Re: [PATCH v2 08/11] sched: get CPU's activity statistic

From: Peter Zijlstra
Date: Wed Jun 04 2014 - 05:23:34 EST

On Wed, Jun 04, 2014 at 09:55:42AM +0100, Morten Rasmussen wrote:
> Both running_avg and runnable_avg are affected by other tasks on the
> same cpus, but in different ways. They are equal if you only have one
> task on a cpu. If you have more, running_avg will give you the true
> requirement of the tasks until the cpu is fully utilized. At which point
> the task running_avg will drop if you add more tasks (the unweighted sum
> of task running_avgs remains constant).
> runnable_avg on the other hand, might be affected as soon as you have
> two task running on the same cpu if they are runnable at the same time.
> That isn't necessarily a bad thing for load-balancing purposes, because
> tasks that are runnable at the same time are likely to be run more
> efficiently by placing them on different cpus. You might view as at sort
> of built in concurrency factor, somewhat similar to what Yuyang is
> proposing. runnable_avg increases rapidly when the cpu is over-utilized.

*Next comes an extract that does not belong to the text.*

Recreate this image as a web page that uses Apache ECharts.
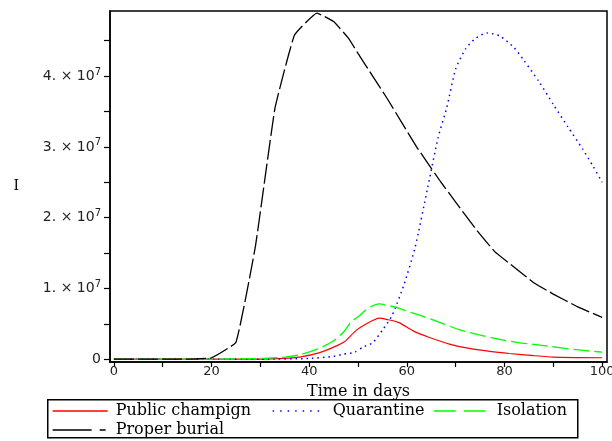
<!DOCTYPE html>
<html>
<head>
<meta charset="utf-8">
<script src="https://cdn.jsdelivr.net/npm/echarts@6/dist/echarts.min.js"></script>
<style>html,body{margin:0;padding:0;background:#fff}#c{width:612px;height:441px}</style>
</head>
<body>
<div id="c"></div>
<script>
// Series names
var seriesNames = ['Public champign', 'Quarantine', 'Isolation', 'Proper burial'];
// [day, I in units of 1e7]
var publicChampign = [[0,0],[10,0],[20,0],[30,0],[35,0.01],[38,0.03],[42,0.09],[45,0.17],[47.3,0.25],[49.5,0.4],[52,0.51],[54.3,0.58],[56,0.56],[58.3,0.52],[61.3,0.4],[64.5,0.31],[68.9,0.21],[72.5,0.155],[77,0.11],[81,0.08],[86,0.05],[90,0.03],[100,0.02]];
var quarantine = [[0,0],[10,0],[20,0],[30,0],[40,0.01],[45,0.04],[47,0.07],[49.4,0.1],[51,0.17],[53,0.23],[55,0.41],[57,0.62],[59.4,1.05],[61.7,1.58],[64.2,2.4],[66.4,3.13],[68.2,3.56],[70,4.1],[72,4.38],[74,4.53],[76.4,4.61],[79,4.57],[82,4.40],[84,4.22],[87,3.93],[90,3.6],[93,3.28],[96,2.97],[98.2,2.72],[100,2.5]];
var isolation = [[0,0],[10,0],[20,0],[30,0.01],[35,0.03],[38,0.06],[42,0.15],[45,0.26],[47,0.38],[48.5,0.52],[50.4,0.62],[52,0.72],[54.3,0.78],[56,0.76],[58,0.73],[61.3,0.65],[64.8,0.57],[67.5,0.5],[71,0.41],[74.4,0.35],[79,0.28],[83.2,0.23],[86,0.21],[89.3,0.18],[94,0.14],[98.2,0.11],[100,0.1]];
var properBurial = [[0,0],[5,0],[10,0],[15,0],[20,0.02],[25,0.24],[29,1.6],[33,3.55],[37,4.58],[41.6,4.89],[45,4.77],[48,4.54],[50,4.32],[53,4.0],[56,3.68],[59,3.34],[62,3.0],[64,2.8],[67,2.5],[70,2.22],[74,1.85],[78,1.52],[82,1.3],[86,1.08],[90,0.92],[95,0.74],[100,0.59]];
var xTickValues = [0,10,20,30,40,50,60,70,80,90,100];
var xLabelValues = [0,20,40,60,80,100];
var yTickValues = [0,0.5,1,1.5,2,2.5,3,3.5,4,4.5];
var yLabelValues = [0,1,2,3,4];

var SCALE = 1e7;
function toI(arr){ return arr.map(function(p){ return [p[0], p[1]*SCALE]; }); }

var chart = echarts.init(document.getElementById('c'));
var sansFont = 'DejaVu Sans';
var serifFont = 'DejaVu Serif';

function mkLegend(name, left, top, w, dash, color){
  return {
    data: [name], left: left, top: top, orient: 'horizontal',
    itemWidth: w, itemHeight: 12, itemGap: 0, padding: 0,
    textStyle: {fontFamily: serifFont, fontSize: 16, color: '#000', padding:[0,0,0,3]},
    lineStyle: {type: dash, width: 1.3, color: color},
    itemStyle: {opacity: 0},
    selectedMode: false
  };
}

var option = {
  animation: false,
  backgroundColor: '#fff',
  grid: {left: 110, right: 5, top: 11, bottom: 79, show: true, borderColor: '#000', borderWidth: 1.5, containLabel: false, outerBoundsMode: 'none'},
  xAxis: {
    type: 'value', min: -0.8, max: 101,
    name: 'Time in days', nameLocation: 'middle', nameGap: 22,
    nameTextStyle: {fontFamily: serifFont, fontSize: 16, color: '#000'},
    axisLine: {show: true, onZero: false, lineStyle: {color: '#000', width: 1.5}},
    axisTick: {show: true, length: 5, customValues: xTickValues, lineStyle: {color: '#000', width: 1.2}},
    axisLabel: {customValues: xLabelValues, fontFamily: sansFont, fontSize: 13, color: '#222', margin: 3, hideOverlap: false},
    splitLine: {show: false}
  },
  yAxis: {
    type: 'value', min: -0.04*SCALE, max: 4.92*SCALE,
    name: 'I', nameLocation: 'middle', nameGap: 91, nameRotate: 0,
    nameTextStyle: {fontFamily: serifFont, fontSize: 14, color: '#000'},
    axisLine: {show: true, onZero: false, lineStyle: {color: '#000', width: 1.5}},
    axisTick: {show: true, length: 6, customValues: yTickValues.map(function(v){return v*SCALE;}), lineStyle: {color: '#000', width: 1.2}},
    axisLabel: {
      customValues: yLabelValues.map(function(v){return v*SCALE;}),
      fontFamily: sansFont, fontSize: 14, color: '#222', margin: 9,
      formatter: function(v){ if (v === 0) return '0'; return Math.round(v/SCALE) + '. \u00d7 10{s|7}'; },
      rich: {s: {fontSize: 10, fontFamily: sansFont, color: '#222', padding: [0,0,8,0]}}
    },
    splitLine: {show: false}
  },
  legend: [
    mkLegend(seriesNames[0], 52, 403, 55, 'solid', '#ff0000'),
    mkLegend(seriesNames[1], 272, 403, 52, [1.5,6], '#0000ff'),
    mkLegend(seriesNames[2], 433, 403, 55, [22,8], '#00ff00'),
    mkLegend(seriesNames[3], 52, 422, 55, [39,8,6,8], '#000000')
  ],
  graphic: [{
    type: 'rect', left: 47, top: 399, z: -10,
    shape: {width: 530, height: 38},
    style: {fill: '#fff', stroke: '#000', lineWidth: 1.5}
  }],
  series: [
    {name: seriesNames[0], type: 'line', data: toI(publicChampign), showSymbol: false, symbol: 'none', smooth: 0.2,
     lineStyle: {color: '#ff0000', width: 1.2, type: 'solid'}, itemStyle: {color: '#ff0000'}},
    {name: seriesNames[1], type: 'line', data: toI(quarantine), showSymbol: false, symbol: 'none', smooth: 0.2,
     lineStyle: {color: '#0000ff', width: 1.5, type: [1.5,4]}, itemStyle: {color: '#0000ff'}},
    {name: seriesNames[2], type: 'line', data: toI(isolation), showSymbol: false, symbol: 'none', smooth: 0.2,
     lineStyle: {color: '#00ff00', width: 1.3, type: [16,5]}, itemStyle: {color: '#00ff00'}},
    {name: seriesNames[3], type: 'line', data: toI(properBurial), showSymbol: false, symbol: 'none', smooth: 0.1,
     lineStyle: {color: '#000000', width: 1.3, type: [20,4]}, itemStyle: {color: '#000000'}}
  ]
};
chart.setOption(option);
</script>
</body>
</html>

> > I'm not sure I see how 100% is possible, but yes I agree that runnable
> > can indeed be inflated due to this queueing effect.
> You should only be able to get to 75% worst case for runnable_avg for
> that example. The total running_avg is 50% no matter if the tasks
> overlaps or not.

Yes, 75% is what I ended up with.

> f you had five tasks on one cpu that each have a 25% requirement you can
> get individual task runnable_avgs of up to 100% (cpu unweighted
> runnable_load_avg can get up 500%, I think), but the task running_avgs
> would be 20% each (total of 100%).

Yeah, more or less so indeed. I had not considered the queueing effects
on runnable_avg yesterday, so good that that got raised.

That does indeed invalidate my: runnable - running := extra cpu required
thing. It ends up being the extra cpu required for 0 latency but gobs of
idle time, which is something else entirely.